Together with all the hijinks there is a very winning wistfulness to this movie. The cruising life isn't what it used to be. Get out, grow up and pursue those dreams.

Rating: 5 stars
Summary: The First of all Feel-Good 50s Films!
Review: "American Graffiti" is the best trip back to the summer of 1962 Hollywood ever had to offer! The eventful night when freshly graduated high school friends contemplated their futures while immersed in small town America's car-hops, drive-in movies & doo-wop music, is shown in "real time". Richard Dreyfuss is perfect as the smart kid, ready to drive off to college the next morning, but wondering if he's doing the right thing. Ron Howard and Cindy Williams get some practice for their soon to follow "Happy Days", while Charles Martin Smith and Candy Clark are wonderful as the goofus who wants to show a pretty girl a good time. Wolfman Jack plays himself (and cupid) when he plays a very special request going out from Richard Dreyfuss to his dream girl Suzanne Sommers.
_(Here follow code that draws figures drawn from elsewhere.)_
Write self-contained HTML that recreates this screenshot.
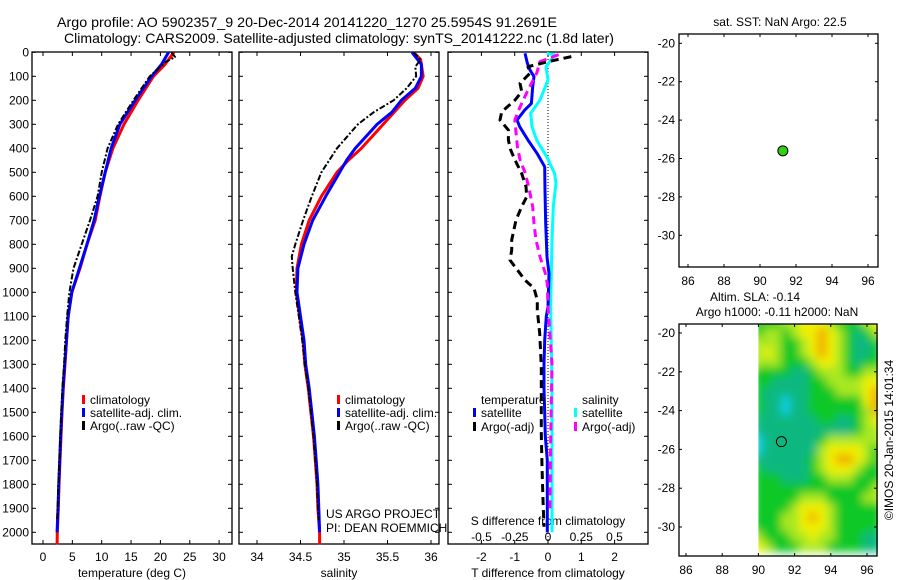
<!DOCTYPE html>
<html><head><meta charset="utf-8"><style>
html,body{margin:0;padding:0;background:#fff;}
svg{display:block;font-family:"Liberation Sans",sans-serif;}
text{font-size:12px;fill:#000;}
</style></head><body>
<svg id="c" width="900" height="580" viewBox="0 0 900 580" xmlns="http://www.w3.org/2000/svg">
<text x="57" y="27" textLength="500" lengthAdjust="spacingAndGlyphs" style="font-size:14px">Argo profile: AO 5902357_9 20-Dec-2014 20141220_1270 25.5954S 91.2691E</text>
<text x="64" y="43" textLength="550" lengthAdjust="spacingAndGlyphs" style="font-size:14px">Climatology: CARS2009. Satellite-adjusted climatology: synTS_20141222.nc (1.8d later)</text>
<g id="g"></g>
</svg>
<script>
// ---- data ----
const tempDepthClim=[0,50,100,200,300,400,500,600,700,800,900,1000,1100,1200,1300,1400,1500,1600,1700,1800,1900,2000,2050];
const tempClim=[22.3,20.8,18.8,16.2,13.8,11.9,10.6,9.7,8.9,7.5,6.3,4.9,4.3,4.0,3.75,3.46,3.23,3.06,2.9,2.72,2.6,2.44,2.4];
const tempDepthSat=[0,50,100,200,300,400,500,600,700,800,900,1000,1100,1200,1300,1400,1500,1600,1700,1800,1900,2000];
const tempSat=[21.4,20.2,18.5,15.7,13.1,11.6,10.6,9.6,8.7,7.5,6.2,4.9,4.3,4.0,3.7,3.4,3.2,3.0,2.85,2.7,2.55,2.4];
const tempDepthArgo=[0,20,40,100,200,300,400,500,600,700,800,900,1000,1100,1200,1300,1400,1500,1600,1700,1800,1900,1950];
const tempArgo=[21.9,22.5,20.9,18.2,15.4,12.8,11.0,10.0,9.3,8.0,6.6,5.2,4.5,4.1,3.8,3.6,3.3,3.1,2.95,2.8,2.6,2.5,2.4];
const salDepthClim=[0,30,100,150,200,300,400,450,500,600,700,800,900,1000,1100,1200,1300,1400,1500,1600,1700,1800,1900,2000,2050];
const salClim=[35.80,35.88,35.91,35.85,35.70,35.45,35.20,35.05,34.92,34.74,34.60,34.51,34.46,34.45,34.49,34.53,34.55,34.59,34.62,34.65,34.67,34.69,34.70,34.72,34.72];
const salDepthSat=[0,50,100,150,200,250,300,400,450,500,600,700,800,900,1000,1100,1200,1300,1400,1500,1600,1700,1800,1900,2000];
const salSat=[35.78,35.89,35.89,35.82,35.66,35.55,35.38,35.13,35.03,34.95,34.79,34.64,34.54,34.47,34.46,34.50,34.54,34.56,34.60,34.63,34.66,34.68,34.70,34.71,34.72];
const salDepthArgo=[0,30,60,100,150,200,250,300,400,500,600,700,800,850,900,1000,1100,1200,1300,1400,1500,1600,1700,1800,1900,1950];
const salArgo=[35.80,35.88,35.82,35.83,35.72,35.57,35.34,35.16,34.92,34.74,34.63,34.53,34.44,34.40,34.41,34.44,34.48,34.52,34.55,34.59,34.62,34.65,34.67,34.69,34.70,34.71];
const dTSatDepth=[4,46,74,101,143,213,241,282,310,366,421,477,574,713,852,921,1060,1100,1200,1300,1400,1500,1600,1700,1800,2000];
const dTSat=[-0.69,-0.62,-0.54,-0.42,-0.46,-0.5,-0.7,-0.93,-0.85,-0.6,-0.33,-0.1,-0.09,-0.07,-0.03,0.03,0.0,-0.05,-0.1,-0.12,-0.12,-0.1,-0.08,-0.02,-0.02,-0.02];
const dTArgoDepth=[18,39,60,87,129,164,199,248,282,324,366,407,449,505,560,602,643,699,782,824,866,907,949,983,1032,1074,1171,1310,1449,1588,1727,1866,1977];
const dTArgo=[0.7,0.0,-0.6,-0.54,-0.84,-0.79,-0.99,-1.39,-1.44,-1.19,-1.19,-1.12,-0.99,-0.79,-0.66,-0.64,-0.79,-0.96,-1.09,-1.09,-1.14,-0.92,-0.69,-0.42,-0.32,-0.32,-0.25,-0.2,-0.2,-0.2,-0.18,-0.15,-0.12];
const dSSatDepth=[4,10,60,115,199,254,310,366,435,505,546,643,782,921,1060,1400,1800,2000];
const dSSat=[-0.01,0.05,-0.015,0,-0.06,-0.13,-0.12,-0.085,-0.01,0.05,0.06,0.04,0.03,0.025,0.02,0.03,0.03,0.03];
const dSArgoDepth=[10,39,87,157,227,282,338,393,449,505,574,643,713,782,852,921,963,1060,1300,1600,1900];
const dSArgo=[0.08,-0.06,-0.085,-0.15,-0.21,-0.25,-0.24,-0.23,-0.21,-0.17,-0.14,-0.115,-0.105,-0.09,-0.06,-0.02,-0.005,0.0,0.03,0.02,0.015];
const depthTicks=[0,100,200,300,400,500,600,700,800,900,1000,1100,1200,1300,1400,1500,1600,1700,1800,1900,2000];
const tempTicks=[0,5,10,15,20,25,30];
const salTicks=[34,34.5,35,35.5,36];
const salTickLabels=["34","34.5","35","35.5","36"];
const dTTicks=[-2,-1,0,1,2];
const dSTicks=[-0.5,-0.25,0,0.25,0.5];
const dSTickLabels=["-0.5","-0.25","0","0.25","0.5"];
const lonTicks=[86,88,90,92,94,96];
const latTicks=[-20,-22,-24,-26,-28,-30];
const argoLon=[91.27];
const argoLat=[-25.6];
// SLA grid: rows from lat -19.5 downward in 0.5 deg, cols from lon 90 in 0.5 deg
const slaGrid=[
[2,2,2,3,3,4,4,4,3,2,2,2,3,4],
[2,3,3,2,3,4,4,5,4,3,2,1,2,3],
[3,3,3,2,2,3,4,5,4,3,2,1,1,2],
[3,4,3,2,2,3,4,5,4,3,2,1,1,2],
[3,3,3,2,2,2,3,4,4,3,2,1,2,2],
[2,2,2,2,1,1,2,3,3,3,2,2,3,3],
[2,2,1,1,1,1,2,2,3,3,3,3,4,4],
[2,1,1,1,1,1,2,2,2,3,3,3,4,5],
[2,1,1,0,1,1,2,2,2,2,2,2,4,5],
[2,1,1,0,1,1,2,2,2,2,2,2,3,5],
[1,1,1,1,1,1,1,2,2,1,1,2,3,4],
[1,1,1,1,1,1,1,1,1,1,1,2,3,3],
[0,1,1,1,1,1,1,2,3,3,3,3,3,3],
[0,1,1,1,1,1,1,3,4,4,4,4,3,2],
[1,1,1,1,1,1,2,3,4,5,5,4,3,2],
[2,1,1,1,1,1,2,3,4,4,4,3,2,2],
[2,2,2,1,1,1,2,2,3,3,3,2,2,2],
[2,2,2,2,2,2,2,2,2,2,2,2,2,3],
[2,2,2,2,2,3,3,3,2,2,2,2,3,3],
[2,2,2,2,3,4,4,4,3,2,2,2,2,2],
[2,2,2,3,3,4,5,4,3,2,2,2,2,2],
[2,2,2,3,3,4,4,4,3,2,2,2,2,2],
[3,2,2,2,3,3,4,3,3,2,2,2,1,1],
[4,3,2,2,2,3,3,3,2,2,2,2,1,1]];
const slaColors=["#10d0e0","#10b880","#10c828","#a8e820","#f0f000","#f0a800"];

// ---- drawing ----
const NS="http://www.w3.org/2000/svg";
const G=document.getElementById('g');
function mk(tag,attrs,parent){const e=document.createElementNS(NS,tag);for(const k in attrs)e.setAttribute(k,attrs[k]);(parent||G).appendChild(e);return e;}
function txt(x,y,s,anchor,parent){const t=mk('text',{x:x,y:y,'text-anchor':anchor||'start'},parent);t.textContent=s;return t;}
const yD=d=>52.3+d*0.24;
const xT=v=>43+v*5.87;
const xS=v=>257+(v-34)*87;
const xdT=v=>548+v*33.3;
const xdS=v=>548+v*133;

function frame(x0,x1,y0,y1,name){
  const r=mk('rect',{x:x0,y:y0,width:x1-x0,height:y1-y0,fill:'none',stroke:'#000','stroke-width':1.3});
  
  
}
function line(xs,ys,color,w,dash,name){
  let d='';for(let i=0;i<xs.length;i++)d+=(i?'L':'M')+xs[i].toFixed(1)+' '+ys[i].toFixed(1);
  const p=mk('path',{d:d,fill:'none',stroke:color,'stroke-width':w,'stroke-dasharray':dash||'none','stroke-linejoin':'round'});
  
  
}
const panels=[[32,232],[239,439],[448,648]];
panels.forEach((p,i)=>{
  frame(p[0],p[1],52,544,'profile-panel-'+(i+1));
  depthTicks.forEach(d=>{
    mk('line',{x1:p[0],x2:p[0]+4,y1:yD(d),y2:yD(d),stroke:'#000'});
    mk('line',{x1:p[1],x2:p[1]-4,y1:yD(d),y2:yD(d),stroke:'#000'});
  });
});
depthTicks.forEach(d=>{const t=txt(29,yD(d)+4,String(d),'end');
  
  });
tempTicks.forEach(v=>{mk('line',{x1:xT(v),x2:xT(v),y1:544,y2:540,stroke:'#000'});mk('line',{x1:xT(v),x2:xT(v),y1:52,y2:56,stroke:'#000'});
  const t=txt(xT(v),561,String(v),'middle');
  
  });
salTicks.forEach((v,i)=>{mk('line',{x1:xS(v),x2:xS(v),y1:544,y2:540,stroke:'#000'});mk('line',{x1:xS(v),x2:xS(v),y1:52,y2:56,stroke:'#000'});
  const t=txt(xS(v),561,salTickLabels[i],'middle');
  
  });
dTTicks.forEach(v=>{mk('line',{x1:xdT(v),x2:xdT(v),y1:544,y2:540,stroke:'#000'});mk('line',{x1:xdT(v),x2:xdT(v),y1:52,y2:56,stroke:'#000'});
  const t=txt(xdT(v),561,String(v),'middle');
  
  });
dSTicks.forEach((v,i)=>{const t=txt(xdS(v),541,dSTickLabels[i],'middle');
  
  });
let t;
t=txt(132,577,'temperature (deg C)','middle');
t=txt(339,577,'salinity','middle');
t=txt(548,577,'T difference from climatology','middle');
t=txt(548,525,'S difference from climatology','middle');
t=txt(326,518,'US ARGO PROJECT');
t=txt(326,532,'PI: DEAN ROEMMICH');
mk('line',{x1:548,x2:548,y1:53,y2:544,stroke:'#000','stroke-dasharray':'1 2'});

line(tempClim.map(xT),tempDepthClim.map(yD),'#f00',3,null,'temp-climatology-line');
line(tempSat.map(xT),tempDepthSat.map(yD),'#00f',3,null,'temp-satellite-line');
line(tempArgo.map(xT),tempDepthArgo.map(yD),'#000',2,'6 2 2 2','temp-argo-line');
line(salClim.map(xS),salDepthClim.map(yD),'#f00',3,null,'sal-climatology-line');
line(salSat.map(xS),salDepthSat.map(yD),'#00f',3,null,'sal-satellite-line');
line(salArgo.map(xS),salDepthArgo.map(yD),'#000',2,'6 2 2 2','sal-argo-line');
line(dSSat.map(xdS),dSSatDepth.map(yD),'#0ff',3,null,'s-diff-satellite-line');
line(dTSat.map(xdT),dTSatDepth.map(yD),'#00f',3,null,'t-diff-satellite-line');
line(dSArgo.map(xdS),dSArgoDepth.map(yD),'#f0f',3,'8 5','s-diff-argo-line');
line(dTArgo.map(xdT),dTArgoDepth.map(yD),'#000',3,'8 5','t-diff-argo-line');

function leg(x,y,color,label,name){mk('rect',{x:x,y:y-9,width:3,height:9,fill:color});const t=txt(x+8,y,label);
  }
[[82,'climatology','#f00'],[82,'satellite-adj. clim.','#00f'],[82,'Argo(..raw -QC)','#000']].forEach((l,i)=>leg(l[0],404+i*13,l[2],l[1],'legend-entry-temp'));
[[337,'climatology','#f00'],[337,'satellite-adj. clim.','#00f'],[337,'Argo(..raw -QC)','#000']].forEach((l,i)=>leg(l[0],404+i*13,l[2],l[1],'legend-entry-sal'));
t=txt(481,404,'temperature');
t=txt(582,404,'salinity');
leg(473,417,'#00f','satellite','legend-entry-t-satellite');
leg(473,431,'#000','Argo(-adj)','legend-entry-t-argo');
leg(574,417,'#0ff','satellite','legend-entry-s-satellite');
leg(574,431,'#f0f','Argo(-adj)','legend-entry-s-argo');

function mapAxes(x0,x1,y0,y1,lonX,latY){
  lonTicks.forEach(v=>{mk('line',{x1:lonX(v),x2:lonX(v),y1:y1,y2:y1-3,stroke:'#000'});mk('line',{x1:lonX(v),x2:lonX(v),y1:y0,y2:y0+3,stroke:'#000'});
    const t=txt(lonX(v),y1+18,String(v),'middle');});
  latTicks.forEach(v=>{mk('line',{x1:x0,x2:x0+3,y1:latY(v),y2:latY(v),stroke:'#000'});mk('line',{x1:x1,x2:x1-3,y1:latY(v),y2:latY(v),stroke:'#000'});
    const t=txt(x0-4,latY(v)+4,String(v),'end');});
}
const lonA=v=>688+(v-86)*18, latA=v=>43.3+(-20-v)*19.2;
frame(679,878,34,267,'sst-map-frame');
mapAxes(679,878,34,267,lonA,latA);
t=txt(780,26,'sat. SST: NaN Argo: 22.5','middle');
argoLon.forEach((lo,i)=>{const c=mk('circle',{cx:lonA(lo),cy:latA(argoLat[i]),r:5,fill:'#30d010',stroke:'#000','stroke-width':1});
  });
const lonB=v=>686+(v-86)*18.1, latB=v=>333+(-20-v)*19.4;
const defs=mk('defs',{});
const cp=mk('clipPath',{id:'clipB'},defs);mk('rect',{x:lonB(90),y:324,width:878-lonB(90),height:232},cp);
const fl=mk('filter',{id:'blur',x:'-5%',y:'-5%',width:'110%',height:'110%'},defs);mk('feGaussianBlur',{stdDeviation:4.5},fl);
const cg=mk('g',{'clip-path':'url(#clipB)'});
const hg=mk('g',{filter:'url(#blur)'},cg);
slaGrid.forEach((row,r)=>row.forEach((v,c)=>{
  const lo=90+c*0.5, la=-19.5-r*0.5;
  const x=lonB(lo-0.25), y=latB(la+0.25);
  const rc=mk('rect',{x:x.toFixed(1),y:y.toFixed(1),width:(0.5*18.1+0.6).toFixed(1),height:(0.5*19.4+0.6).toFixed(1),fill:slaColors[v]},hg);
  
  
}));
frame(679,877,324,556,'sla-map-frame');
mapAxes(679,877,324,556,lonB,latB);
t=txt(755,301,'Altim. SLA: -0.14','middle');
t=txt(777,316,'Argo h1000: -0.11 h2000: NaN','middle');
argoLon.forEach((lo,i)=>{const c=mk('circle',{cx:lonB(lo),cy:latB(argoLat[i]),r:5,fill:'none',stroke:'#000','stroke-width':1});
  });
t=mk('text',{x:0,y:0,'text-anchor':'middle',transform:'translate(893,440) rotate(-90)'});t.textContent='©IMOS 20-Jan-2015 14:01:34';

</script>
</body></html>
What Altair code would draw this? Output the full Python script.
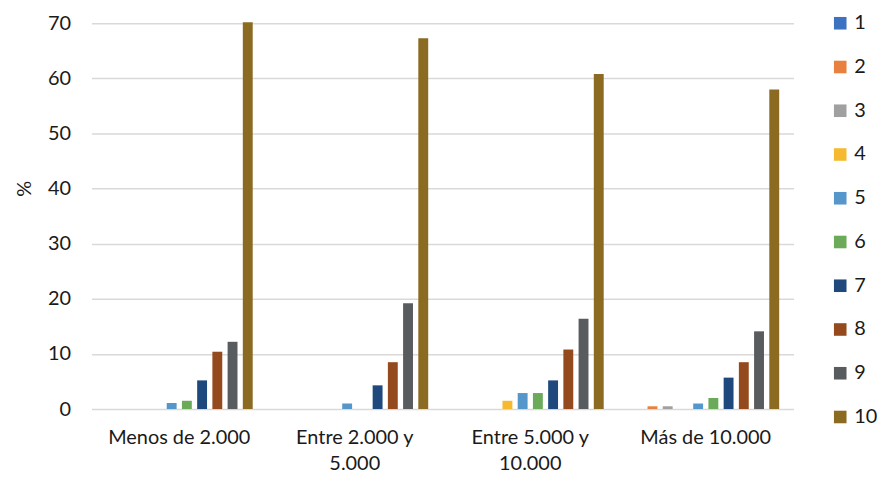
import altair as alt
import pandas as pd

groups = ["Menos de 2.000", "Entre 2.000 y\n5.000", "Entre 5.000 y\n10.000", "Más de 10.000"]
series = ["1", "2", "3", "4", "5", "6", "7", "8", "9", "10"]
colors = ["#3C72C0", "#E8803F", "#A0A0A0", "#F5BA30", "#5596CB",
          "#6AAA59", "#1F497D", "#954A1E", "#595C5F", "#8B6B22"]

v_menos2 = [0, 0, 0, 0, 1.1, 1.5, 5.2, 10.4, 12.2, 70.2]
v_2a5 = [0, 0, 0, 0, 1.0, 0, 4.3, 8.5, 19.2, 67.3]
v_5a10 = [0, 0, 0, 1.5, 2.9, 2.9, 5.2, 10.8, 16.4, 60.8]
v_mas10 = [0, 0.5, 0.5, 0, 1.0, 2.0, 5.7, 8.5, 14.1, 58.0]

rows = []
for g, vals in zip(groups, [v_menos2, v_2a5, v_5a10, v_mas10]):
    for s, v in zip(series, vals):
        rows.append({"grupo": g, "serie": s, "valor": v})
df = pd.DataFrame(rows)

FONT = "Lato"
FS = 20

chart = alt.Chart(df).mark_bar().encode(
    x=alt.X("grupo:N", sort=groups, title=None,
            scale=alt.Scale(paddingInner=0, paddingOuter=0),
            axis=alt.Axis(labelAngle=0, domain=False, ticks=False, labelPadding=19,
                          labelFontSize=FS, labelFont=FONT, labelColor="#1a1a1a",
                          labelLineHeight=26, labelExpr="split(datum.label, '\\n')")),
    xOffset=alt.XOffset("serie:N", sort=series,
                        scale=alt.Scale(paddingInner=0.35, paddingOuter=0.94)),
    y=alt.Y("valor:Q", title="%",
            scale=alt.Scale(domain=[0, 70], nice=False),
            axis=alt.Axis(values=[0, 10, 20, 30, 40, 50, 60, 70], domain=False, ticks=False,
                          labelPadding=21, labelFontSize=FS, labelFont=FONT,
                          labelColor="#1a1a1a", gridColor="#D9D9D9", gridWidth=1.5,
                          titleFont=FONT, titleFontSize=FS, titleFontWeight="normal",
                          titleColor="#1a1a1a", titleAngle=-90, titleX=-67, titleY=166,
                          titleAlign="center", titleBaseline="middle")),
    color=alt.Color("serie:N", sort=series,
                    scale=alt.Scale(domain=series, range=colors),
                    legend=alt.Legend(title=None, orient="none", legendX=743, legendY=-10,
                                      symbolType="square", symbolSize=160,
                                      symbolStrokeWidth=0, labelFont=FONT,
                                      labelFontSize=FS, labelColor="#1a1a1a",
                                      labelOffset=4, rowPadding=24, padding=0)),
).properties(
    width=706, height=388,
    padding={"left": 84, "top": 14, "right": 88, "bottom": 64},
    autosize=alt.AutoSizeParams(type="none"),
).configure_view(stroke=None)

chart.save("out.html", embed_options={"renderer": "svg", "actions": False})
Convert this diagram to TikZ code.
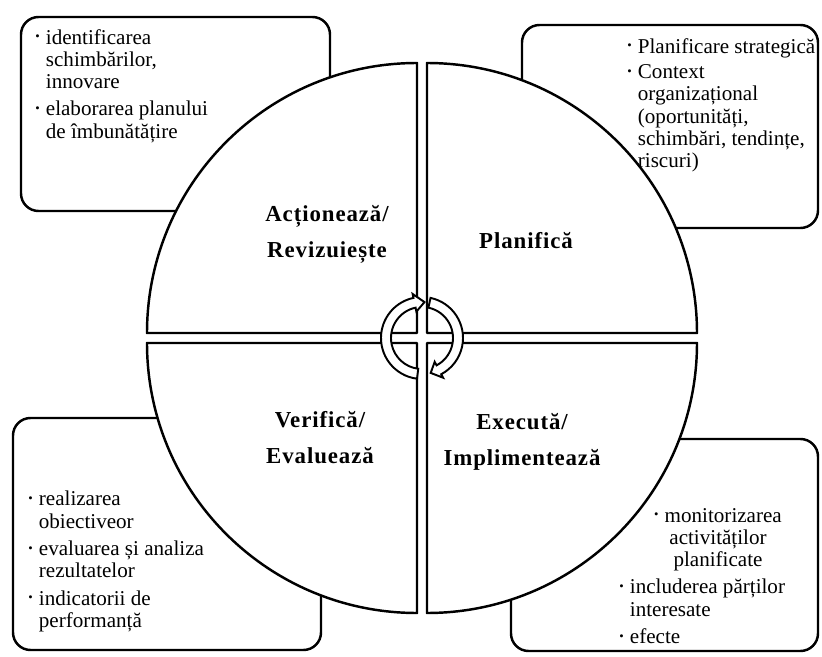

Look for a pre-teen McKenzie Phillips and a young Harrison Ford in minor roles. This film is a big winner in my book!

Rating: 4 stars
Summary: Nice but overpriced
Review: I paid $25.48 for this DVD and that was pretty high. Can anyone explain why some DVD's are SO expensive? I've seen this movie a zillion times & never tire of it.

Richard Dreyfuss serves up an amazing performance, and it was great to see Wolfman Jack....and Suzanne Somers.

Rating: 5 stars
Summary: Yea! 1962 comes alive for all posterity
Review: How many times have you seen this movie? It just never gets tired, and the older I get, the more fun it is to watch it and realize how very many of the young then-unknowns have gone on to stupendously successful careers. I mean, George Lucas, Ron Howard, Harrison Ford (without the Indy hat, but the sneer is already present), Richard Dreyfus, Wolfman Jack, of course, and the list goes on and on...
It's so true to small town life in the early 60s, teenagers just having graduated from high school and about to take their first step into adulthood. The whole movie takes place during one hot summer night and manages to capture the look, cars, feel, morals, music, and hopes of that era. This collector's edition DVD includes a long and wonderful commentary by Lucas with interviews of some of the actors, behind-the-scenes production notes.
Tops. One to own - and watch it again with your kids when they ask you what it was like "back in the olden days."